— START DATASET EXCERPT —

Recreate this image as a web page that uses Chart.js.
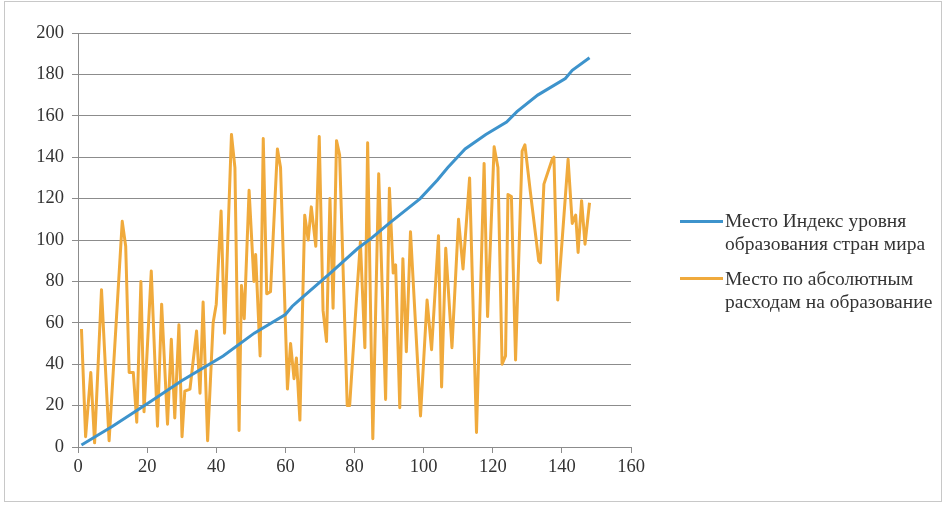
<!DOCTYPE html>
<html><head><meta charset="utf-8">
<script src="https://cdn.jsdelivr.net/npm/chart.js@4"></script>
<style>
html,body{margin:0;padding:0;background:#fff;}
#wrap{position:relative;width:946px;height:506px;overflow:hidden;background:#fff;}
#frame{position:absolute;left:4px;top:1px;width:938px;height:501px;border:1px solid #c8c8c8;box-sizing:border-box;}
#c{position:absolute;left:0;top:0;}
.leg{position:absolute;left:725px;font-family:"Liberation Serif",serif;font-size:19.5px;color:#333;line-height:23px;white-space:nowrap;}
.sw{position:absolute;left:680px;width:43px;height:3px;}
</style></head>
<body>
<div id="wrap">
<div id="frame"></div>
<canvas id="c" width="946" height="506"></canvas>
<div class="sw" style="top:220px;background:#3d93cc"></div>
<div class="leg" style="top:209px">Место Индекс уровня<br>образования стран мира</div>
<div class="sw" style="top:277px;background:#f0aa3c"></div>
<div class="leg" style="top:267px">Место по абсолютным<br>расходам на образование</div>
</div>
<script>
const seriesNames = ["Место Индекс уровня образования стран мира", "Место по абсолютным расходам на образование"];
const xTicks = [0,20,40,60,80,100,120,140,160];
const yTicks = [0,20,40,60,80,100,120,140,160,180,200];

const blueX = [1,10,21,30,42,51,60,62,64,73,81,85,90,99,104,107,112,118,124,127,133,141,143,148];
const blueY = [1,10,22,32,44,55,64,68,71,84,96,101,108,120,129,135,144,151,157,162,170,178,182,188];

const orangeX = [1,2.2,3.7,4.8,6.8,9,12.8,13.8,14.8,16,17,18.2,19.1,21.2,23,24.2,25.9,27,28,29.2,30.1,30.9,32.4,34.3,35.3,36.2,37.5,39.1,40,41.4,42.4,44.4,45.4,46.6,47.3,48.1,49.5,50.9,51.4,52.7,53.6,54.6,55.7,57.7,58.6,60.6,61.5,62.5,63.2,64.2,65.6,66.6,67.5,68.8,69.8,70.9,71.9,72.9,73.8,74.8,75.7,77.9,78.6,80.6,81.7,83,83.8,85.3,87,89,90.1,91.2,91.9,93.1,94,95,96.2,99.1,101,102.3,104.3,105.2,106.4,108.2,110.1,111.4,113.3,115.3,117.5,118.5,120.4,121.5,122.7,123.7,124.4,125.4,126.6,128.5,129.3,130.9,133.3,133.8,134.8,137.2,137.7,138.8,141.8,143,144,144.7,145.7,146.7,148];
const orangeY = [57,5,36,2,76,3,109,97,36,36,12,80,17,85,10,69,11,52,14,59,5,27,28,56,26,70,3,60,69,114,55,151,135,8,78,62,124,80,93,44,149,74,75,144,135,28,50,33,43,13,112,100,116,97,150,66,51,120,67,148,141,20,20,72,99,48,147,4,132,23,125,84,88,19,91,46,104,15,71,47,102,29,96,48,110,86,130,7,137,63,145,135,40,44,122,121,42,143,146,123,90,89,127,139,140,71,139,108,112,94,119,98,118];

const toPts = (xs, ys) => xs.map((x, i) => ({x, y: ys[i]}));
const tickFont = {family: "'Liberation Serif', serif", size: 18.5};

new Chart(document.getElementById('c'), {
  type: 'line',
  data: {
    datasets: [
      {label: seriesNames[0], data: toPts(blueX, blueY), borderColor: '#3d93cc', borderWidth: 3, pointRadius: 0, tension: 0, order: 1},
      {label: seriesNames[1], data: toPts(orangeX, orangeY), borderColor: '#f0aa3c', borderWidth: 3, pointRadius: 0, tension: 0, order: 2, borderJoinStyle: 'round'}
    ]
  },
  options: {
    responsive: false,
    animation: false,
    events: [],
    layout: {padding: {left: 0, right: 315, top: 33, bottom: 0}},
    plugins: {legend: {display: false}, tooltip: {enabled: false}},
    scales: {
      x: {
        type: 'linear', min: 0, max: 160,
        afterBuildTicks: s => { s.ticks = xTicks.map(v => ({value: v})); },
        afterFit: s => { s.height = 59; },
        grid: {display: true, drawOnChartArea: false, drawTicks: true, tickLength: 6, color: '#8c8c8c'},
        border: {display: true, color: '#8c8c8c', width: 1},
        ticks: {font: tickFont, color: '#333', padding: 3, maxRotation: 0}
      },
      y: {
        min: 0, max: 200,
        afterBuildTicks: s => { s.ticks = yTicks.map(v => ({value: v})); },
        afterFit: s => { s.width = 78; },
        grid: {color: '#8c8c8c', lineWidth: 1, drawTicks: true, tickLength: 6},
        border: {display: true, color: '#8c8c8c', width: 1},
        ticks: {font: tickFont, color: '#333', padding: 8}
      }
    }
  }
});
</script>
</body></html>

— END DATASET EXCERPT —

WHAT THE EXERCISE ASKS: Restate the data above word for word. Do not include the images.

TASK SOLUTION:
Recreate this image as a web page that uses Chart.js.
<!DOCTYPE html>
<html><head><meta charset="utf-8">
<script src="https://cdn.jsdelivr.net/npm/chart.js@4"></script>
<style>
html,body{margin:0;padding:0;background:#fff;}
#wrap{position:relative;width:946px;height:506px;overflow:hidden;background:#fff;}
#frame{position:absolute;left:4px;top:1px;width:938px;height:501px;border:1px solid #c8c8c8;box-sizing:border-box;}
#c{position:absolute;left:0;top:0;}
.leg{position:absolute;left:725px;font-family:"Liberation Serif",serif;font-size:19.5px;color:#333;line-height:23px;white-space:nowrap;}
.sw{position:absolute;left:680px;width:43px;height:3px;}
</style></head>
<body>
<div id="wrap">
<div id="frame"></div>
<canvas id="c" width="946" height="506"></canvas>
<div class="sw" style="top:220px;background:#3d93cc"></div>
<div class="leg" style="top:209px">Место Индекс уровня<br>образования стран мира</div>
<div class="sw" style="top:277px;background:#f0aa3c"></div>
<div class="leg" style="top:267px">Место по абсолютным<br>расходам на образование</div>
</div>
<script>
const seriesNames = ["Место Индекс уровня образования стран мира", "Место по абсолютным расходам на образование"];
const xTicks = [0,20,40,60,80,100,120,140,160];
const yTicks = [0,20,40,60,80,100,120,140,160,180,200];

const blueX = [1,10,21,30,42,51,60,62,64,73,81,85,90,99,104,107,112,118,124,127,133,141,143,148];
const blueY = [1,10,22,32,44,55,64,68,71,84,96,101,108,120,129,135,144,151,157,162,170,178,182,188];

const orangeX = [1,2.2,3.7,4.8,6.8,9,12.8,13.8,14.8,16,17,18.2,19.1,21.2,23,24.2,25.9,27,28,29.2,30.1,30.9,32.4,34.3,35.3,36.2,37.5,39.1,40,41.4,42.4,44.4,45.4,46.6,47.3,48.1,49.5,50.9,51.4,52.7,53.6,54.6,55.7,57.7,58.6,60.6,61.5,62.5,63.2,64.2,65.6,66.6,67.5,68.8,69.8,70.9,71.9,72.9,73.8,74.8,75.7,77.9,78.6,80.6,81.7,83,83.8,85.3,87,89,90.1,91.2,91.9,93.1,94,95,96.2,99.1,101,102.3,104.3,105.2,106.4,108.2,110.1,111.4,113.3,115.3,117.5,118.5,120.4,121.5,122.7,123.7,124.4,125.4,126.6,128.5,129.3,130.9,133.3,133.8,134.8,137.2,137.7,138.8,141.8,143,144,144.7,145.7,146.7,148];
const orangeY = [57,5,36,2,76,3,109,97,36,36,12,80,17,85,10,69,11,52,14,59,5,27,28,56,26,70,3,60,69,114,55,151,135,8,78,62,124,80,93,44,149,74,75,144,135,28,50,33,43,13,112,100,116,97,150,66,51,120,67,148,141,20,20,72,99,48,147,4,132,23,125,84,88,19,91,46,104,15,71,47,102,29,96,48,110,86,130,7,137,63,145,135,40,44,122,121,42,143,146,123,90,89,127,139,140,71,139,108,112,94,119,98,118];

const toPts = (xs, ys) => xs.map((x, i) => ({x, y: ys[i]}));
const tickFont = {family: "'Liberation Serif', serif", size: 18.5};

new Chart(document.getElementById('c'), {
  type: 'line',
  data: {
    datasets: [
      {label: seriesNames[0], data: toPts(blueX, blueY), borderColor: '#3d93cc', borderWidth: 3, pointRadius: 0, tension: 0, order: 1},
      {label: seriesNames[1], data: toPts(orangeX, orangeY), borderColor: '#f0aa3c', borderWidth: 3, pointRadius: 0, tension: 0, order: 2, borderJoinStyle: 'round'}
    ]
  },
  options: {
    responsive: false,
    animation: false,
    events: [],
    layout: {padding: {left: 0, right: 315, top: 33, bottom: 0}},
    plugins: {legend: {display: false}, tooltip: {enabled: false}},
    scales: {
      x: {
        type: 'linear', min: 0, max: 160,
        afterBuildTicks: s => { s.ticks = xTicks.map(v => ({value: v})); },
        afterFit: s => { s.height = 59; },
        grid: {display: true, drawOnChartArea: false, drawTicks: true, tickLength: 6, color: '#8c8c8c'},
        border: {display: true, color: '#8c8c8c', width: 1},
        ticks: {font: tickFont, color: '#333', padding: 3, maxRotation: 0}
      },
      y: {
        min: 0, max: 200,
        afterBuildTicks: s => { s.ticks = yTicks.map(v => ({value: v})); },
        afterFit: s => { s.width = 78; },
        grid: {color: '#8c8c8c', lineWidth: 1, drawTicks: true, tickLength: 6},
        border: {display: true, color: '#8c8c8c', width: 1},
        ticks: {font: tickFont, color: '#333', padding: 8}
      }
    }
  }
});
</script>
</body></html>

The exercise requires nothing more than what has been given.